* Data block:

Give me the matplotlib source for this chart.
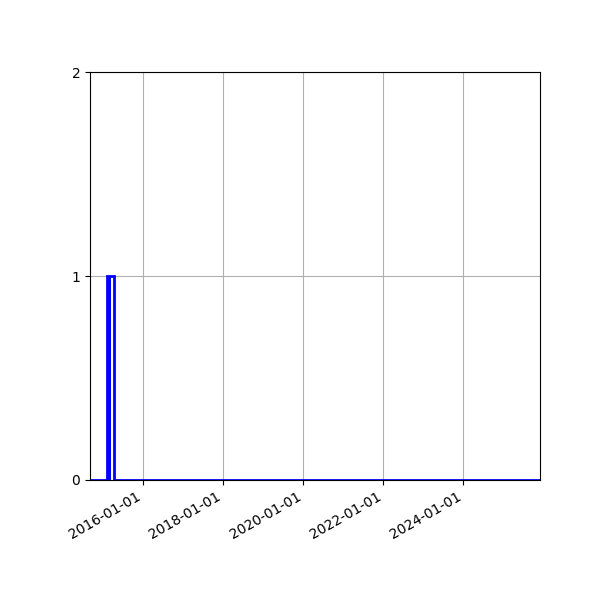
import numpy as np
import matplotlib
matplotlib.use('Agg')
import matplotlib.pyplot as plt
import matplotlib.dates as mdates

# histogram bins (dates) and counts
bin_edges = ['2014-09-01', '2015-02-03', '2015-03-11', '2015-04-10', '2025-12-01']
counts = [0, 1, 1, 0]
# densely packed part of the histogram that renders as a solid block
dense_edges = ['2015-02-03', '2015-03-11']
dense_counts = [1]

edges = mdates.datestr2num(bin_edges)
d_edges = mdates.datestr2num(dense_edges)

fig, ax = plt.subplots(figsize=(6, 6), dpi=100)
ax.stairs(counts, edges, color='blue', linewidth=2, zorder=2)
ax.stairs(dense_counts, d_edges, color='blue', fill=True, zorder=2)

ax.set_xlim(edges[0], edges[-1])
ax.set_ylim(0, 2)
ax.set_yticks([0, 1, 2])
ax.xaxis.set_major_locator(mdates.YearLocator(2))
ax.xaxis.set_major_formatter(mdates.DateFormatter('%Y-%m-%d'))
ax.grid(True)
ax.set_axisbelow(True)
fig.autofmt_xdate()
fig.subplots_adjust(left=0.15, right=0.9, top=0.88, bottom=0.2)
fig.savefig('out.png')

* Problem to work on:
Except for the pictures, copy the material above exactly.

* Result:
Give me the matplotlib source for this chart.
import numpy as np
import matplotlib
matplotlib.use('Agg')
import matplotlib.pyplot as plt
import matplotlib.dates as mdates

# histogram bins (dates) and counts
bin_edges = ['2014-09-01', '2015-02-03', '2015-03-11', '2015-04-10', '2025-12-01']
counts = [0, 1, 1, 0]
# densely packed part of the histogram that renders as a solid block
dense_edges = ['2015-02-03', '2015-03-11']
dense_counts = [1]

edges = mdates.datestr2num(bin_edges)
d_edges = mdates.datestr2num(dense_edges)

fig, ax = plt.subplots(figsize=(6, 6), dpi=100)
ax.stairs(counts, edges, color='blue', linewidth=2, zorder=2)
ax.stairs(dense_counts, d_edges, color='blue', fill=True, zorder=2)

ax.set_xlim(edges[0], edges[-1])
ax.set_ylim(0, 2)
ax.set_yticks([0, 1, 2])
ax.xaxis.set_major_locator(mdates.YearLocator(2))
ax.xaxis.set_major_formatter(mdates.DateFormatter('%Y-%m-%d'))
ax.grid(True)
ax.set_axisbelow(True)
fig.autofmt_xdate()
fig.subplots_adjust(left=0.15, right=0.9, top=0.88, bottom=0.2)
fig.savefig('out.png')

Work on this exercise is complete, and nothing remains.